The Luyas: Animator

The Luyas
Animator
Dead Oceans

The Luyas’ new record, Animator, opens in pieces. The first song, the nearly nine-minute “Montuno” starts by laying out its soft keys and synths, then in a separate movement its string arrangements. The rhythm section doesn’t come in for almost three minutes, around the same time Jessie Stein’s haunting vocals come in. They layers are exposed one by one here, showing us the elements that will combine to make that song and the rest of the tunes on this solid album.

And yet, to see them come together is to be often surprised. “Montuno” is an amazing feat and a perfect start to this record. It’s framed in a very real sadness — the band lost someone close to them just as they went in to record the record — so when Stein keens about how “it gets harder, harder, harder…” you believe every note. But while the song thinks on death and its effect on the living, it also doesn’t give in to despair. The song takes on new life when the drums kick into a more intricate, syncopated pulse in the second half of the song. The layers remain fragile, but there’s a steady foundation behind them, one that assures us there’s no self-defeat in this song, but resilience.

What’s at stake here — very real questions of mortality — hangs over everything here, so that this very dreamy pop does not get too lost in its own fantasy. The wafting textures of “Montuno” give way to the shadowy, angled guitars of “Fifty Fifty”. The strings on “Face” are bright, even pastoral, but Stein’s vocals, which usually stretch words out, pronounces clearly here, keeping the words contained, tense.
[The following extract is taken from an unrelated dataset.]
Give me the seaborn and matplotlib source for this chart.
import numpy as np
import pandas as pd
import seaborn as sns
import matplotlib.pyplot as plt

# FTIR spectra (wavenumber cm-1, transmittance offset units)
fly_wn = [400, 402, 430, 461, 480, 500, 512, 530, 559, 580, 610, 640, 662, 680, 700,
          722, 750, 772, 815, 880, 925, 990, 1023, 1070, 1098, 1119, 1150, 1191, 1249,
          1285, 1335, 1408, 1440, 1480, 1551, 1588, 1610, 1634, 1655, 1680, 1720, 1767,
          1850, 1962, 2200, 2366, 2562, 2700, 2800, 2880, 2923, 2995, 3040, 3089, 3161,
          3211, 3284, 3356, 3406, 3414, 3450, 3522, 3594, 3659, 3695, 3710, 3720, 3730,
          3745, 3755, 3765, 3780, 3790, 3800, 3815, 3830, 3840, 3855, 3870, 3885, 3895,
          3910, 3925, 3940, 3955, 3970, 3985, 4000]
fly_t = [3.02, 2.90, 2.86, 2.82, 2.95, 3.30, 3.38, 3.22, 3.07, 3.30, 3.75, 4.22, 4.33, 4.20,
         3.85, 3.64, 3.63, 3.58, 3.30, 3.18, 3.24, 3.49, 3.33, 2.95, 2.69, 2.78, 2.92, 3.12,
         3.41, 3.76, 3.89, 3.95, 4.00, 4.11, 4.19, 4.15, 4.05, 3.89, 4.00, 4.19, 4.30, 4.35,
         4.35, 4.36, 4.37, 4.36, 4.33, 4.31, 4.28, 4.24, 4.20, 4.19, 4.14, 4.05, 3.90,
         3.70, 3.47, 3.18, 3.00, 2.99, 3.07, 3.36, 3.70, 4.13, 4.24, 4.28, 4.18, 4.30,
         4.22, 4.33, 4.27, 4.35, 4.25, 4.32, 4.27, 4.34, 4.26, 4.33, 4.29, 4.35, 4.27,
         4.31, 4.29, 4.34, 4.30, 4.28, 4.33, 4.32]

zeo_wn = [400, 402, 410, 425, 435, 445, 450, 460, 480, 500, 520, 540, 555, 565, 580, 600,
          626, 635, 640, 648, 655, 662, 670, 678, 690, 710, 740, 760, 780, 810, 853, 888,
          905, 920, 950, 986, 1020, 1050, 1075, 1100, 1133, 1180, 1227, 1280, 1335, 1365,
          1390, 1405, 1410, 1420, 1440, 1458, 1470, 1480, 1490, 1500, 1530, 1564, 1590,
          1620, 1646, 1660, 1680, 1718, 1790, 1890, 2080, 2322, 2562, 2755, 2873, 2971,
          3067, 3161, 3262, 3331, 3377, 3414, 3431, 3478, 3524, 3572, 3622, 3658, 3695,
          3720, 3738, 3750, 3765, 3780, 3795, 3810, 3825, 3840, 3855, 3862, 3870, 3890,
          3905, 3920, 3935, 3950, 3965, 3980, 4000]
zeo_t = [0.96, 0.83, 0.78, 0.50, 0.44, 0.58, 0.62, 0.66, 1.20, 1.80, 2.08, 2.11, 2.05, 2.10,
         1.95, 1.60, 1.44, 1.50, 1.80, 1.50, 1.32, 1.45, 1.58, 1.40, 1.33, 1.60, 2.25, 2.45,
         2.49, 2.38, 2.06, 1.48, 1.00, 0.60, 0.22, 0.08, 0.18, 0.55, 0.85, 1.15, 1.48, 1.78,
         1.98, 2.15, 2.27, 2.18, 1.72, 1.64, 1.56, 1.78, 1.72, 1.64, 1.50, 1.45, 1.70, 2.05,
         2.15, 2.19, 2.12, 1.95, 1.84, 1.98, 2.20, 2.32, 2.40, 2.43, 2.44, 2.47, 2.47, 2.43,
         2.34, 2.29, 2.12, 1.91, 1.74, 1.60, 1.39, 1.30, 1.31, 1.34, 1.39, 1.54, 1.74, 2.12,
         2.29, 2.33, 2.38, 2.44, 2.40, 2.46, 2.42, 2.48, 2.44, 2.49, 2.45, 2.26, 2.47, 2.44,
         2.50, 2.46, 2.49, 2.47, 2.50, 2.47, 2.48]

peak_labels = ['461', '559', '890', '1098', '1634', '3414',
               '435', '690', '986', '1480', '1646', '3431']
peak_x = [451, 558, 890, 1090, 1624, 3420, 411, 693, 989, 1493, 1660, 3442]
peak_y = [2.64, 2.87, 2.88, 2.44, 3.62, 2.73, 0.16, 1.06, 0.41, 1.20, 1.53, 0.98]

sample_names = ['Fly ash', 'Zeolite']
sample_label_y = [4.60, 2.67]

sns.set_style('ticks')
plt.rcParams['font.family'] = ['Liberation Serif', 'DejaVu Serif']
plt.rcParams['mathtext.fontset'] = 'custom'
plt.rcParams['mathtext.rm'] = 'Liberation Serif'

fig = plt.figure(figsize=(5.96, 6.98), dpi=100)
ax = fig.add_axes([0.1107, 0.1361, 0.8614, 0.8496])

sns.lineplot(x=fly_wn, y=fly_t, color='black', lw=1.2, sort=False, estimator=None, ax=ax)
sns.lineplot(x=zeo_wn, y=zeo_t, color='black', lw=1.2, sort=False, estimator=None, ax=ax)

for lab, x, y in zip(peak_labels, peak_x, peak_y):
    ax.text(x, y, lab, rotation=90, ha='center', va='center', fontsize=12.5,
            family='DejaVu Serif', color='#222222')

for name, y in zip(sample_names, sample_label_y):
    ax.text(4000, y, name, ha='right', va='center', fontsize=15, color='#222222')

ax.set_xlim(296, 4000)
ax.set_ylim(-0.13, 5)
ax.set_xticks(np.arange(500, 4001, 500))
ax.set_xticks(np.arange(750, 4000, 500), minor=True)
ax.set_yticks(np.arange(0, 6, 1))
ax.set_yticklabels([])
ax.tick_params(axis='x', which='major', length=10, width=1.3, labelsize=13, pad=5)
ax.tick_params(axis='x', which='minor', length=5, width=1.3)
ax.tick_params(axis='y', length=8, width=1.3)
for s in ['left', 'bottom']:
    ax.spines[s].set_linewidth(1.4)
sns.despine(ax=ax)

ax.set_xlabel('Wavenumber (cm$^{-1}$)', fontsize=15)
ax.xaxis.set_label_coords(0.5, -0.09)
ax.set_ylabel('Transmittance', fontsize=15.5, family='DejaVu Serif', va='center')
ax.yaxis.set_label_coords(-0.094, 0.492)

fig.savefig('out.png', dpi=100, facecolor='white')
Even a song like “Talking Mountains”, which is as bare and drifting as the album gets, and as hopelessly romantic — “I wasn’t waiting,” Stein tries to tell us, “I wasn’t looking for a face” — but the echo around the song rings out into that mortality on the horizon. There’s a hush to all of this, sold convincingly on songs like closer “Channeling”, that feels like the Luyas aren’t trying to duck mortality so much as they are trying to make plans as quietly and under the radar as possible.
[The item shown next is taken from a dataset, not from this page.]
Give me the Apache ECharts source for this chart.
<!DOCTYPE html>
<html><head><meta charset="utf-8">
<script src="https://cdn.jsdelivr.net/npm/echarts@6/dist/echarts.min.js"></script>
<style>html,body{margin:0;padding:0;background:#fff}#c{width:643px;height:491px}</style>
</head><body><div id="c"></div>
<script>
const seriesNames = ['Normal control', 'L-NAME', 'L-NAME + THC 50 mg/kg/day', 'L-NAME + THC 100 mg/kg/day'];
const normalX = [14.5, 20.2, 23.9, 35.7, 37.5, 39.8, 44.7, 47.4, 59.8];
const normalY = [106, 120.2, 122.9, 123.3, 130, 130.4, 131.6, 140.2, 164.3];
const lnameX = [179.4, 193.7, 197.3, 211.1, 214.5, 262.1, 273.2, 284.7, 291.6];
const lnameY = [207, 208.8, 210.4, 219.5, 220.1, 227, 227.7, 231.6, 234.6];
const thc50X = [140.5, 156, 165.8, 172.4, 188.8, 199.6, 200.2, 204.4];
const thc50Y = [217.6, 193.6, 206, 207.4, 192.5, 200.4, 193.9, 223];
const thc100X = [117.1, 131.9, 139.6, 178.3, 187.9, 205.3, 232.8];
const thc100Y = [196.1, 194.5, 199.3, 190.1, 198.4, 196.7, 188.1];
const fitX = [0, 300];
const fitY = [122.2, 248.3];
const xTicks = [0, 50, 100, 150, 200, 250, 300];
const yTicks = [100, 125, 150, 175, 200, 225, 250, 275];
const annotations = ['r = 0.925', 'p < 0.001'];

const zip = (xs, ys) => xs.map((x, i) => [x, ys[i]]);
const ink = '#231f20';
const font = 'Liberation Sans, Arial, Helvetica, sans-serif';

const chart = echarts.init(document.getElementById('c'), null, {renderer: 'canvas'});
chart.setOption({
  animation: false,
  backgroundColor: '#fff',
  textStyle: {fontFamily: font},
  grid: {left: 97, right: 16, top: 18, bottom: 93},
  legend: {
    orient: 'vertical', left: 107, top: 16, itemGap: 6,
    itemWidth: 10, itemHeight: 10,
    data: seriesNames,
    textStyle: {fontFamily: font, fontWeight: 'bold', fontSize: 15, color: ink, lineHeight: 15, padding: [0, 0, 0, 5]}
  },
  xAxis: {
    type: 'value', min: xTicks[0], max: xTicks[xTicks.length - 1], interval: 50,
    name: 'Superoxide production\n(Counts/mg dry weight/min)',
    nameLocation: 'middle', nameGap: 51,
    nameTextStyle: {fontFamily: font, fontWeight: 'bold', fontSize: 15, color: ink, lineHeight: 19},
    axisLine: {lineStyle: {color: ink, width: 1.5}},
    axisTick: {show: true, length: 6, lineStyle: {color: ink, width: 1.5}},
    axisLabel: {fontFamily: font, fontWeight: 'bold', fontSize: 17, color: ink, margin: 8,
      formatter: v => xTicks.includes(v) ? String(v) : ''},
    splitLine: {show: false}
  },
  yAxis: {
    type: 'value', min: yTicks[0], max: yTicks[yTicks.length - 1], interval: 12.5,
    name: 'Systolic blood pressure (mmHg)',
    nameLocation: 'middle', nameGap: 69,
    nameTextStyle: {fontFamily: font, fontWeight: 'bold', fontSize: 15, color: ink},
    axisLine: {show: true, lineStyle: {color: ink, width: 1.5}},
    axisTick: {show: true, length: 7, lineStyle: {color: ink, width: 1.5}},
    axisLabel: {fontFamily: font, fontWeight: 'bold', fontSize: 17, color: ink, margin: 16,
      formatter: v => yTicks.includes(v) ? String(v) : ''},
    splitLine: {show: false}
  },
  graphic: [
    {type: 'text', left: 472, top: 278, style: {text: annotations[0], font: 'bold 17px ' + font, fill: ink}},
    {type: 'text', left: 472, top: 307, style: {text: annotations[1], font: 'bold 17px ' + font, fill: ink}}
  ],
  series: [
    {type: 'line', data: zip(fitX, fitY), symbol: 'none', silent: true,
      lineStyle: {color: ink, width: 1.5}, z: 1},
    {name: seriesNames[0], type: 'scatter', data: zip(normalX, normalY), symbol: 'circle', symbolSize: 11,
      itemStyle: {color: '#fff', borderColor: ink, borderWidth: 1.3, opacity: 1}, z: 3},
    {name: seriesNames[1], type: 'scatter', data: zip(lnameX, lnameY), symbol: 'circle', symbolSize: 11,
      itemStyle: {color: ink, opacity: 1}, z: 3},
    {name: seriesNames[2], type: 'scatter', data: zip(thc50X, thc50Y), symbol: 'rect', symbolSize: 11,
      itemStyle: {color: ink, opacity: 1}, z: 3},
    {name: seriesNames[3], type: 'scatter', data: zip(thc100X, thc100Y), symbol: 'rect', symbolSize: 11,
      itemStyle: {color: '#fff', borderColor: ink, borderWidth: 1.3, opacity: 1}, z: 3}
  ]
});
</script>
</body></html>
The very real worry around Animator is what makes the record move, what takes sounds and makes them convincing feeling. It’s an album that, at its best, walks a careful line meshing fragility with rock-solid rhythms and compositions. When that balance gets upset, the effect is glaring. “Earth Turner” is a rumbling center piece here, baring just a bit of teeth to keep things interesting in the middle of the record, but its final moments bloom into a flurry of laser-shooting sounds. The album, for a moment, sounds like a crowded arcade, and while it may look to switch up the texture of the record, it goes about it in a too-obvious and ineffective way. Similarly, the brief instrumental “Crimes Machine”, with its warbling ambience, feels both undercooked and forced, an unnecessary mood piece in an album with plenty of other intricate moods. So Animator is an album with a very well-built and convincing formula, one that works best when the Luyas stick to their own script. The off-book moments here, though they attempt to surprise, in the end just pull us out of what’s an otherwise hypnotizing record.